О Василе Быкове | страница 16



Письма Василя становились все мрачнее и тревожнее. Вот несколько отрывков:

"Жизнь становится все отвратительнее во всех отношениях, а у нас эта отвратительность накладывается на неотвратимо надвигающуюся старость. Кажется, из всех зол эта последняя будет самой удручающей. Не знаю, по какой из причин - личной или общественной, но куда-то все дальше уходит литература. Не только сам не пишу, но даже не хочется читать, тем более, что почти все (все!) московские журналы от нас отрезаны (нет подписки), а теперь вот отрезают и последние демократические газеты (на второе полугодие), например, нет подписки на "Известия", которой я особенно дорожил. Минских газет хватает, но это почти все официозы, конечно, коммунистические, за исключением 2-3 малоформатных, которые имеют по 3-4 судимости и пустые счета в банках. Проблема политическая все та же: коммунистический тоталитаризм в условиях экономической катастрофы... Не знаю, когда мы встретимся (и встретимся ли), но мы всегда помним вас и, кажется, наша дружба, никогда не омраченная, уйдет вместе с нами".

"С поездками, кажется, все кончено.
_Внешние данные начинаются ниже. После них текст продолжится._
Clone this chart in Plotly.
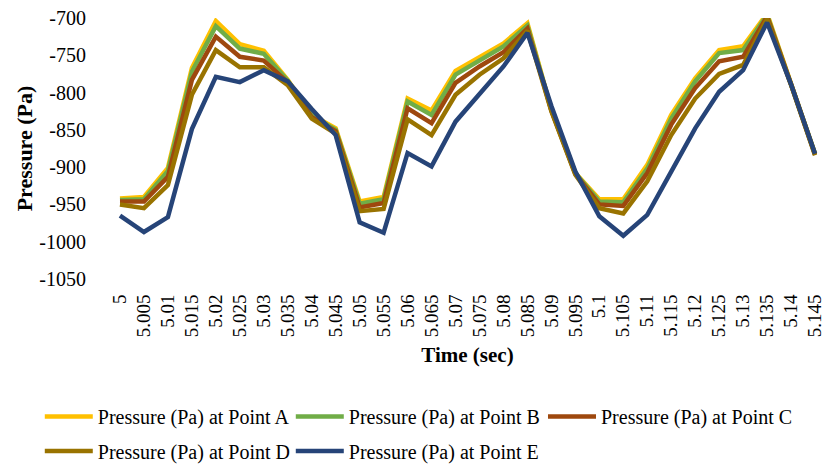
import plotly.graph_objects as go

# Sample times (s), kept as category labels
time_labels = ["5", "5.005", "5.01", "5.015", "5.02", "5.025", "5.03", "5.035", "5.04", "5.045",
               "5.05", "5.055", "5.06", "5.065", "5.07", "5.075", "5.08", "5.085", "5.09", "5.095",
               "5.1", "5.105", "5.11", "5.115", "5.12", "5.125", "5.13", "5.135", "5.14", "5.145"]

# Pressure (Pa) at each monitoring point
point_a = [-942, -940, -901, -767, -704, -735, -744, -783, -830, -848,
           -946, -940, -808, -824, -771, -753, -734, -707, -823, -908,
           -943, -943, -897, -830, -781, -743, -738, -694, -787, -882]
point_b = [-944, -943, -905, -772, -711, -741, -748, -784, -831, -850,
           -949, -943, -812, -830, -776, -757, -738, -710, -823, -908,
           -946, -947, -902, -835, -785, -747, -743, -696, -788, -882]
point_c = [-946, -946, -913, -783, -725, -752, -757, -786, -833, -852,
           -954, -948, -821, -841, -787, -765, -746, -714, -824, -909,
           -950, -952, -908, -843, -794, -758, -752, -698, -789, -883]
point_d = [-950, -955, -924, -803, -743, -766, -766, -790, -835, -855,
           -959, -956, -836, -857, -803, -776, -754, -717, -825, -910,
           -955, -962, -919, -857, -808, -775, -763, -701, -790, -884]
point_e = [-965, -987, -967, -849, -779, -786, -770, -785, -822, -857,
           -974, -988, -881, -899, -839, -801, -765, -720, -818, -906,
           -966, -992, -964, -906, -848, -799, -770, -706, -789, -882]

series_names = ["Pressure (Pa) at Point A", "Pressure (Pa) at Point B", "Pressure (Pa) at Point C",
                "Pressure (Pa) at Point D", "Pressure (Pa) at Point E"]
series_values = [point_a, point_b, point_c, point_d, point_e]
series_colors = ["#FFC000", "#70AD47", "#9E480E", "#997300", "#264478"]
# legend boxes: A and B upper left, C upper right, D and E on the lower row
series_legend = ["legend", "legend", "legend3", "legend2", "legend2"]

y_ticks = [-1050, -1000, -950, -900, -850, -800, -750, -700]

FONT = "Liberation Serif"

fig = go.Figure()
for name, vals, color, leg in zip(series_names, series_values, series_colors, series_legend):
    fig.add_trace(go.Scatter(
        x=time_labels, y=vals, name=name, mode="lines",
        line=dict(color=color, width=4.5), legend=leg,
    ))

legend_common = dict(
    orientation="h", xanchor="left", yanchor="top",
    xref="container", yref="container",
    font=dict(family=FONT, size=20, color="black"),
    entrywidth=188, entrywidthmode="pixels", itemwidth=48,
    traceorder="normal", bgcolor="rgba(0,0,0,0)",
)

fig.update_layout(
    width=829, height=466,
    margin=dict(l=108, r=2, t=18, b=187, autoexpand=False),
    paper_bgcolor="white", plot_bgcolor="white",
    font=dict(family=FONT, color="black", size=19),
    showlegend=True,
    legend=dict(x=0.048, y=0.148, **legend_common),
    legend3=dict(x=0.655, y=0.148, **legend_common),
    legend2=dict(x=0.048, y=0.0742, **legend_common),
)

fig.update_xaxes(
    type="category", categoryorder="array", categoryarray=time_labels,
    range=[-0.5, len(time_labels) - 0.5], automargin=False,
    tickangle=-90, ticks="outside", ticklen=0, ticklabelstandoff=7,
    tickfont=dict(family=FONT, size=19, color="black"),
    showgrid=False, zeroline=False, showline=False,
    title=dict(text="<b>Time (sec)</b>", font=dict(family=FONT, size=21, color="black"), standoff=10),
)
fig.update_yaxes(
    range=[-1050, -700], tickvals=y_ticks, ticktext=[str(v) for v in y_ticks],
    automargin=False,
    ticks="outside", ticklen=0, ticklabelstandoff=17,
    tickfont=dict(family=FONT, size=20, color="black"),
    showgrid=False, zeroline=False, showline=False,
    title=dict(text="<b>Pressure (Pa)</b>", font=dict(family=FONT, size=22, color="black"), standoff=0),
)

fig.write_html("out.html")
Ездить некуда. Да и незачем. Рейсовые автобусы отменены. А на своей машине - 1200 руб. литр бензина. При моей пенсии 80 тысяч, что равно 13 долларам. Ирина получает еще меньше (55 тысяч)... А я думаю: круг замыкается. Началась жизнь в нужде, недоедании, тем и закончится, по всей видимости. Хотя и то благо - не будет о чем сожалеть... В такой моей жизни очень остро ощущаю отсутствие Саши. Отсутствие в жизни. На очень многое теперь гляжу его глазами. Особенно что касается московских событий, тамошних деятелей. Да и при жизни он был мой ориентир. Маяк, светивший из Москвы. И вот теперь темно и глухо..."

"Посылаю тебе мою злосчастную статью, надеюсь, что все это дойдет до тебя - обычно сейчас не доходит. Прежде, перлюстрировав, оригинал посылали адресату, теперь пожирают с потрохами. И - без следа. Жизнь стала сволочная во всех отношениях и, кажется, все ухудшается".
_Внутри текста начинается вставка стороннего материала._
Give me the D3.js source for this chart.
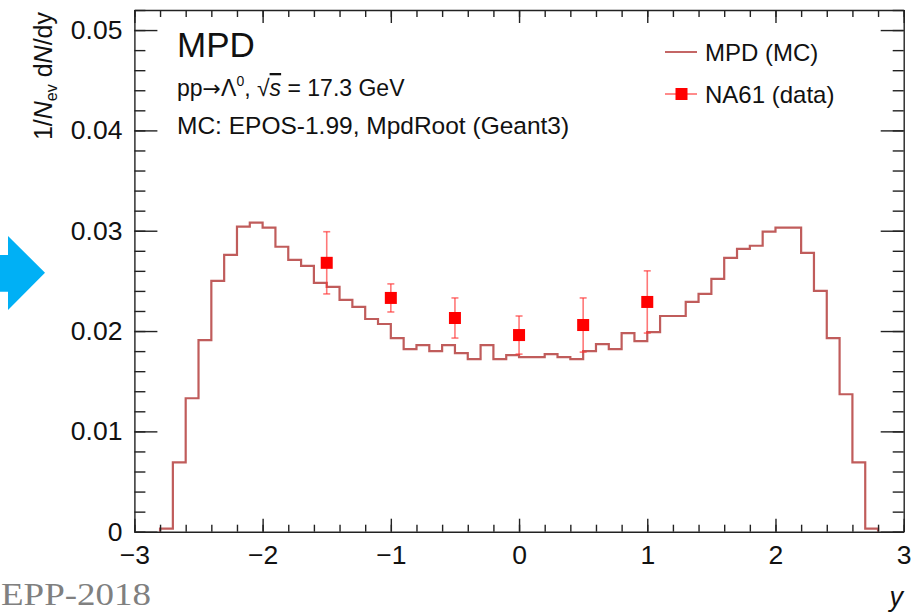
<!DOCTYPE html>
<html>
<head>
<meta charset="utf-8">
<script src="https://cdn.jsdelivr.net/npm/d3@7"></script>
<style>
body { margin: 0; background: #fff; }
text { font-family: "Liberation Sans", Arial, Helvetica, sans-serif; fill: #111; }
</style>
</head>
<body>
<div id="chart-area"></div>
<script>
// MC histogram: bins of width 0.1 from y = -2.8 to 2.8
const binStart = -2.8
const binWidth = 0.1
const mcValues = [
  0.0003, 0.0069, 0.0133, 0.0191, 0.0250, 0.0276, 0.0304, 0.0308, 0.0303, 0.0284,
  0.0271, 0.0265, 0.0248, 0.0244, 0.0231, 0.0224, 0.0212, 0.0207, 0.0193, 0.0182,
  0.0186, 0.0180, 0.0186, 0.0178, 0.0172, 0.0186, 0.0172, 0.0176,
  0.0174, 0.0174, 0.0177, 0.0174, 0.0172, 0.0180, 0.0187, 0.0182, 0.0198, 0.0190,
  0.0199, 0.0215, 0.0215, 0.0229, 0.0237, 0.0252, 0.0273, 0.0282, 0.0285, 0.0299,
  0.0303, 0.0303, 0.0278, 0.0240, 0.0193, 0.0137, 0.0069, 0.0003
]

// NA61 data points
const na61Y = [-1.5, -1.0, -0.5, 0.0, 0.5, 1.0]
const na61Values = [0.0268, 0.0233, 0.0213, 0.0196, 0.0206, 0.0229]
const na61Errors = [0.0031, 0.0014, 0.0020, 0.0019, 0.0027, 0.0031]

// ticks
const xMajorTicks = [-3, -2, -1, 0, 1, 2, 3]
const xMinorTicks = d3.range(-3, 3.0001, 0.2)
const yMajorTicks = [0, 0.01, 0.02, 0.03, 0.04, 0.05]
const yMinorTicks = d3.range(0, 0.0521, 0.002)

function drawChart() {
  const svgWidth = 922
  const svgHeight = 613
  const margin = { left: 134.4, right: 18.3, top: 10, bottom: 81.3 }
  const chartWidth = svgWidth - margin.left - margin.right
  const chartHeight = svgHeight - margin.top - margin.bottom

  const svg = d3.select("#chart-area")
    .append("svg")
    .attr("width", svgWidth)
    .attr("height", svgHeight)

  const chart = svg.append("g")
    .attr("transform", `translate(${margin.left},${margin.top})`)

  const xScale = d3.scaleLinear().domain([-3, 3]).range([0, chartWidth])
  const yScale = d3.scaleLinear().domain([0, 0.052]).range([chartHeight, 0])

  // histogram outline
  const pts = [[binStart, 0]]
  mcValues.forEach((v, i) => {
    const lo = binStart + i * binWidth
    pts.push([lo, v], [lo + binWidth, v])
  })
  pts.push([binStart + mcValues.length * binWidth, 0])

  const lineGenerator = d3.line()
    .x(d => xScale(d[0]))
    .y(d => yScale(d[1]))

  chart.append("path")
    .attr("d", lineGenerator(pts))
    .attr("fill", "none")
    .attr("stroke", "#b5403e")
    .attr("stroke-opacity", 0.85)
    .attr("stroke-width", 2.2)

  // error bars
  const pts61 = na61Y.map((y, i) => ({ y, v: na61Values[i], e: na61Errors[i] }))
  const errs = chart.append("g")
    .attr("stroke", "#ff3030")
    .attr("stroke-opacity", 0.65)
    .attr("stroke-width", 1.6)
  errs.selectAll(".bar").data(pts61).join("line")
    .attr("x1", d => xScale(d.y)).attr("x2", d => xScale(d.y))
    .attr("y1", d => yScale(d.v - d.e)).attr("y2", d => yScale(d.v + d.e))
  errs.selectAll(".capTop").data(pts61).join("line")
    .attr("x1", d => xScale(d.y) - 3.5).attr("x2", d => xScale(d.y) + 3.5)
    .attr("y1", d => yScale(d.v + d.e)).attr("y2", d => yScale(d.v + d.e))
  errs.selectAll(".capBot").data(pts61).join("line")
    .attr("x1", d => xScale(d.y) - 3.5).attr("x2", d => xScale(d.y) + 3.5)
    .attr("y1", d => yScale(d.v - d.e)).attr("y2", d => yScale(d.v - d.e))

  chart.append("g").selectAll("rect").data(pts61).join("rect")
    .attr("x", d => xScale(d.y) - 6)
    .attr("y", d => yScale(d.v) - 6)
    .attr("width", 12).attr("height", 12)
    .attr("fill", "#ff0000")

  // axes (ROOT style: ticks pointing inward, mirrored on top/right)
  const styleAxis = g => {
    g.selectAll("path.domain").attr("stroke", "#222").attr("stroke-width", 1.4)
    g.selectAll(".tick line").attr("stroke", "#222").attr("stroke-width", 1.4)
    g.selectAll(".tick text")
      .style("font-family", "'Liberation Sans', Arial, sans-serif")
      .attr("font-size", 26.5)
      .style("fill", "#111")
  }
  const noDomain = g => g.select("path.domain").remove()

  chart.append("g")
    .attr("transform", `translate(0,${chartHeight})`)
    .call(d3.axisBottom(xScale).tickValues(xMinorTicks).tickSize(-7).tickSizeOuter(0).tickFormat(""))
    .call(noDomain).call(styleAxis)
  chart.append("g")
    .attr("transform", `translate(0,${chartHeight})`)
    .call(d3.axisBottom(xScale).tickValues(xMajorTicks).tickSize(-13).tickSizeOuter(0)
      .tickPadding(13).tickFormat(d3.format("d")))
    .call(styleAxis)

  chart.append("g")
    .call(d3.axisTop(xScale).tickValues(xMinorTicks).tickSize(-7).tickSizeOuter(0).tickFormat(""))
    .call(noDomain).call(styleAxis)
  chart.append("g")
    .call(d3.axisTop(xScale).tickValues(xMajorTicks).tickSize(-13).tickSizeOuter(0).tickFormat(""))
    .call(styleAxis)

  chart.append("g")
    .call(d3.axisLeft(yScale).tickValues(yMinorTicks).tickSize(-11).tickSizeOuter(0).tickFormat(""))
    .call(noDomain).call(styleAxis)
  chart.append("g")
    .call(d3.axisLeft(yScale).tickValues(yMajorTicks).tickSize(-23).tickSizeOuter(0)
      .tickPadding(12).tickFormat(d => d === 0 ? "0" : d3.format(".2f")(d)))
    .call(styleAxis)

  chart.append("g")
    .attr("transform", `translate(${chartWidth},0)`)
    .call(d3.axisRight(yScale).tickValues(yMinorTicks).tickSize(-11).tickSizeOuter(0).tickFormat(""))
    .call(noDomain).call(styleAxis)
  chart.append("g")
    .attr("transform", `translate(${chartWidth},0)`)
    .call(d3.axisRight(yScale).tickValues(yMajorTicks).tickSize(-23).tickSizeOuter(0).tickFormat(""))
    .call(styleAxis)

  // axis titles
  const yTitle = svg.append("text")
    .attr("transform", "translate(52,12) rotate(-90)")
    .attr("text-anchor", "end")
    .attr("font-size", 25)
  yTitle.append("tspan").text("1/")
  yTitle.append("tspan").attr("font-style", "italic").text("N")
  yTitle.append("tspan").attr("font-size", 16).attr("dy", 5).text("ev")
  yTitle.append("tspan").attr("dy", -5).text(" d")
  yTitle.append("tspan").attr("font-style", "italic").text("N")
  yTitle.append("tspan").text("/dy")

  svg.append("text")
    .attr("x", 903).attr("y", 606)
    .attr("text-anchor", "end")
    .attr("font-size", 27)
    .attr("font-style", "italic")
    .text("y")

  // labels inside the frame
  svg.append("text").attr("x", 177).attr("y", 57).attr("font-size", 35).text("MPD")

  const proc = svg.append("text").attr("x", 177).attr("y", 96).attr("font-size", 23)
  proc.append("tspan").text("pp")
  proc.append("tspan").style("font-family", "'DejaVu Sans', sans-serif").attr("font-size", 22).text("\u2192")
  proc.append("tspan").text("\u039B")
  proc.append("tspan").attr("font-size", 14).attr("dy", -10).text("0")
  proc.append("tspan").attr("dy", 10).text(", \u221A")
  proc.append("tspan").attr("font-style", "italic").attr("text-decoration", "overline").text("s")
  proc.append("tspan").text(" = 17.3 GeV")

  svg.append("text").attr("x", 177).attr("y", 134).attr("font-size", 24.5)
    .text("MC: EPOS-1.99, MpdRoot (Geant3)")

  // legend
  const legend = svg.append("g")
  legend.append("line")
    .attr("x1", 665).attr("x2", 697).attr("y1", 52).attr("y2", 52)
    .attr("stroke", "#b5403e").attr("stroke-opacity", 0.8).attr("stroke-width", 2)
  legend.append("text").attr("x", 705).attr("y", 61).attr("font-size", 24).text("MPD (MC)")
  legend.append("line")
    .attr("x1", 665).attr("x2", 697).attr("y1", 94).attr("y2", 94)
    .attr("stroke", "#ff3030").attr("stroke-opacity", 0.7).attr("stroke-width", 1.6)
  legend.append("rect")
    .attr("x", 675.5).attr("y", 88).attr("width", 12).attr("height", 12)
    .attr("fill", "#ff0000")
  legend.append("text").attr("x", 705).attr("y", 103).attr("font-size", 24).text("NA61 (data)")

  // slide decorations
  svg.append("polygon")
    .attr("points", "0,255 8,255 8,236 45,272.7 8,310 8,291.7 0,291.7")
    .attr("fill", "#00b0f5")

  svg.append("text")
    .attr("x", 1).attr("y", 605)
    .style("font-family", "'Liberation Serif', 'Times New Roman', serif")
    .attr("font-size", 31)
    .attr("textLength", 150)
    .attr("lengthAdjust", "spacingAndGlyphs")
    .style("fill", "#808080")
    .text("EPP-2018")
}

drawChart()
</script>
</body>
</html>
"Ну а о своей жизни, что тебе написать, - сволочная жизнь во всех отношениях... Вот написал письмо и не знаю, как посылать - на какой адрес. Письма просто исчезают в черной дыре охранки... Телефонные переговоры стали выше возможностей".

Все это "сволочное" время он почти ничего не писал, какая уж тут работа - жизнь становилась невыносима. И он принял приглашение финского ПЕН-центра приехать в Хельсинки. Кажется, в зарубежных скитаниях Хельсинки оказались для него самым уютным местом. Первое письмо оттуда: "Вот уже почти неделя, как мы здесь - на чужой земле, вдали от родины, среди незнакомых людей. Первое впечатление - весьма не дурно! Ирина считает, что даже очень хорошо. Я не спорю. Встретили нас хорошо, поселили. Квартирка маленькая, однокомнатная, но в ней все есть, даже сауна". Здесь я остановлюсь, чтобы сказать, что бытовые удобства меньше всего интересовали Василя. В Минске был "кабинет" (если можно так торжественно именовать ту маленькую комнату, где стоял его вполне заурядный, массового производства письменный стол с пишущей машинкой, которую в Финляндии заменил компьютер, давшийся ему не сразу). Потом в Хельсинки обнаружилась библиотека, где можно было добывать русские книги и журналы, что для Василя было очень важно (он даже прислал мне фотографию: сидит в кресле и читает "Вопросы литературы"). В Германии с русскими изданиями было хуже.